* _Task to carry out_
Leave the pictures out, and retype all of the material exactly as written.

* _Data extract_
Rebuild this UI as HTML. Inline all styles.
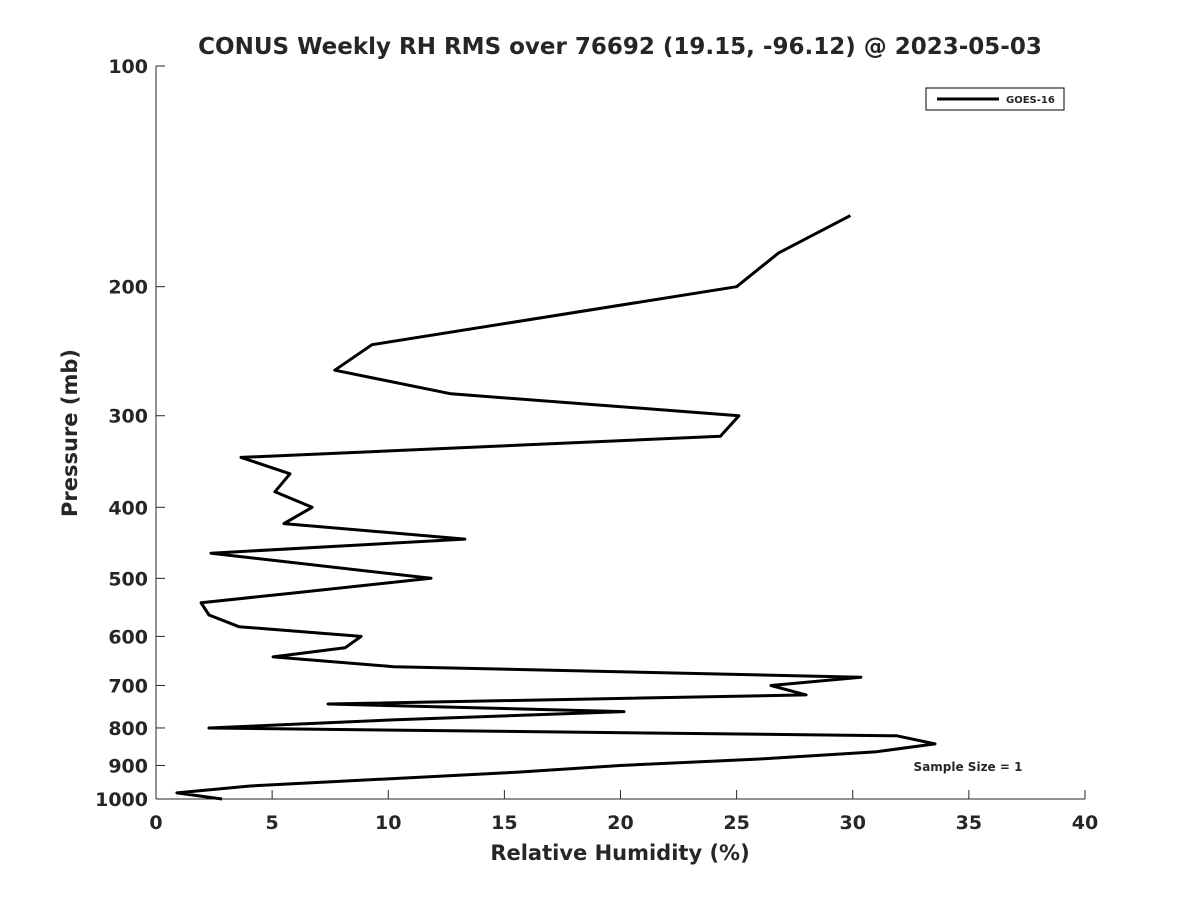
<!DOCTYPE html>
<html><head><meta charset="utf-8"><style>
body{margin:0;background:#fff;}
svg text{font-family:"DejaVu Sans","Liberation Sans",sans-serif;font-weight:bold;fill:#262626;}
</style></head><body>
<svg width="1200" height="900">
<rect width="1200" height="900" fill="#fff"/>
<text x="620" y="54" font-size="23" text-anchor="middle" fill="#000">CONUS Weekly RH RMS over 76692 (19.15, -96.12) @ 2023-05-03</text>
<g id="axes"></g>
<text x="620" y="860" font-size="21" text-anchor="middle">Relative Humidity (%)</text>
<text transform="translate(77,433) rotate(-90)" font-size="21" text-anchor="middle">Pressure (mb)</text>
<g>
<rect x="926" y="88" width="138" height="22" fill="#fff" stroke="#000" stroke-width="1"/>
<line x1="937" y1="99" x2="999" y2="99" stroke="#000" stroke-width="3"/>
<text x="1006" y="103" font-size="10" fill="#000">GOES-16</text>
</g>
<text x="968" y="771" font-size="12" text-anchor="middle" fill="#000">Sample Size = 1</text>
<path id="series" fill="none" stroke="#000" stroke-width="3" stroke-linejoin="round"/>
</svg>
<script>
const rhValues=[29.9,26.8,25.0,9.3,7.7,12.7,25.1,24.3,3.66,5.77,5.12,6.72,5.51,13.3,2.37,11.84,6.03,1.94,2.28,3.57,8.83,8.14,5.04,10.25,30.35,26.48,27.99,7.41,20.15,10.2,2.28,31.9,33.54,31.04,26.0,19.98,15.6,4.05,0.9,2.84];
const pressures=[160,180,200,240,260,280,300,320,342,360,381,400,421,442,462,500,523,540,561,582,600,622,640,660,682,700,721,742,760,780,800,820,841,862,882,900,919,960,981,1000];
const xTicks=[0,5,10,15,20,25,30,35,40];
const yTicks=[100,200,300,400,500,600,700,800,900,1000];
const X0=156,X1=1085,Y0=66,Y1=799;
const xs=v=>X0+(v-0)/40*(X1-X0);
const ys=p=>Y0+Math.log10(p/100)*(Y1-Y0);
const NS="http://www.w3.org/2000/svg";
const g=document.getElementById('axes');
function mk(t,a){const e=document.createElementNS(NS,t);for(const k in a)e.setAttribute(k,a[k]);g.appendChild(e);return e;}
const ax=mk('line',{x1:X0,y1:Y0,x2:X0,y2:Y1,stroke:'#262626','stroke-width':1});


const bx=mk('line',{x1:X0,y1:Y1,x2:X1,y2:Y1,stroke:'#262626','stroke-width':1});


xTicks.forEach(v=>{const x=xs(v);
mk('line',{x1:x,y1:Y1,x2:x,y2:Y1-9,stroke:'#262626','stroke-width':1});
const t=mk('text',{x:x,y:Y1+30,'font-size':19,'text-anchor':'middle'});t.textContent=v;

});
yTicks.forEach(p=>{const y=ys(p);
mk('line',{x1:X0,y1:y,x2:X0+9,y2:y,stroke:'#262626','stroke-width':1});
const t=mk('text',{x:X0-8,y:y+7,'font-size':19,'text-anchor':'end'});t.textContent=p;

});
document.getElementById('series').setAttribute('d',rhValues.map((v,i)=>(i?'L':'M')+xs(v).toFixed(1)+' '+ys(pressures[i]).toFixed(1)).join(' '));
</script>
</body></html>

* _Response to this task_
Rebuild this UI as HTML. Inline all styles.
<!DOCTYPE html>
<html><head><meta charset="utf-8"><style>
body{margin:0;background:#fff;}
svg text{font-family:"DejaVu Sans","Liberation Sans",sans-serif;font-weight:bold;fill:#262626;}
</style></head><body>
<svg width="1200" height="900">
<rect width="1200" height="900" fill="#fff"/>
<text x="620" y="54" font-size="23" text-anchor="middle" fill="#000">CONUS Weekly RH RMS over 76692 (19.15, -96.12) @ 2023-05-03</text>
<g id="axes"></g>
<text x="620" y="860" font-size="21" text-anchor="middle">Relative Humidity (%)</text>
<text transform="translate(77,433) rotate(-90)" font-size="21" text-anchor="middle">Pressure (mb)</text>
<g>
<rect x="926" y="88" width="138" height="22" fill="#fff" stroke="#000" stroke-width="1"/>
<line x1="937" y1="99" x2="999" y2="99" stroke="#000" stroke-width="3"/>
<text x="1006" y="103" font-size="10" fill="#000">GOES-16</text>
</g>
<text x="968" y="771" font-size="12" text-anchor="middle" fill="#000">Sample Size = 1</text>
<path id="series" fill="none" stroke="#000" stroke-width="3" stroke-linejoin="round"/>
</svg>
<script>
const rhValues=[29.9,26.8,25.0,9.3,7.7,12.7,25.1,24.3,3.66,5.77,5.12,6.72,5.51,13.3,2.37,11.84,6.03,1.94,2.28,3.57,8.83,8.14,5.04,10.25,30.35,26.48,27.99,7.41,20.15,10.2,2.28,31.9,33.54,31.04,26.0,19.98,15.6,4.05,0.9,2.84];
const pressures=[160,180,200,240,260,280,300,320,342,360,381,400,421,442,462,500,523,540,561,582,600,622,640,660,682,700,721,742,760,780,800,820,841,862,882,900,919,960,981,1000];
const xTicks=[0,5,10,15,20,25,30,35,40];
const yTicks=[100,200,300,400,500,600,700,800,900,1000];
const X0=156,X1=1085,Y0=66,Y1=799;
const xs=v=>X0+(v-0)/40*(X1-X0);
const ys=p=>Y0+Math.log10(p/100)*(Y1-Y0);
const NS="http://www.w3.org/2000/svg";
const g=document.getElementById('axes');
function mk(t,a){const e=document.createElementNS(NS,t);for(const k in a)e.setAttribute(k,a[k]);g.appendChild(e);return e;}
const ax=mk('line',{x1:X0,y1:Y0,x2:X0,y2:Y1,stroke:'#262626','stroke-width':1});


const bx=mk('line',{x1:X0,y1:Y1,x2:X1,y2:Y1,stroke:'#262626','stroke-width':1});


xTicks.forEach(v=>{const x=xs(v);
mk('line',{x1:x,y1:Y1,x2:x,y2:Y1-9,stroke:'#262626','stroke-width':1});
const t=mk('text',{x:x,y:Y1+30,'font-size':19,'text-anchor':'middle'});t.textContent=v;

});
yTicks.forEach(p=>{const y=ys(p);
mk('line',{x1:X0,y1:y,x2:X0+9,y2:y,stroke:'#262626','stroke-width':1});
const t=mk('text',{x:X0-8,y:y+7,'font-size':19,'text-anchor':'end'});t.textContent=p;

});
document.getElementById('series').setAttribute('d',rhValues.map((v,i)=>(i?'L':'M')+xs(v).toFixed(1)+' '+ys(pressures[i]).toFixed(1)).join(' '));
</script>
</body></html>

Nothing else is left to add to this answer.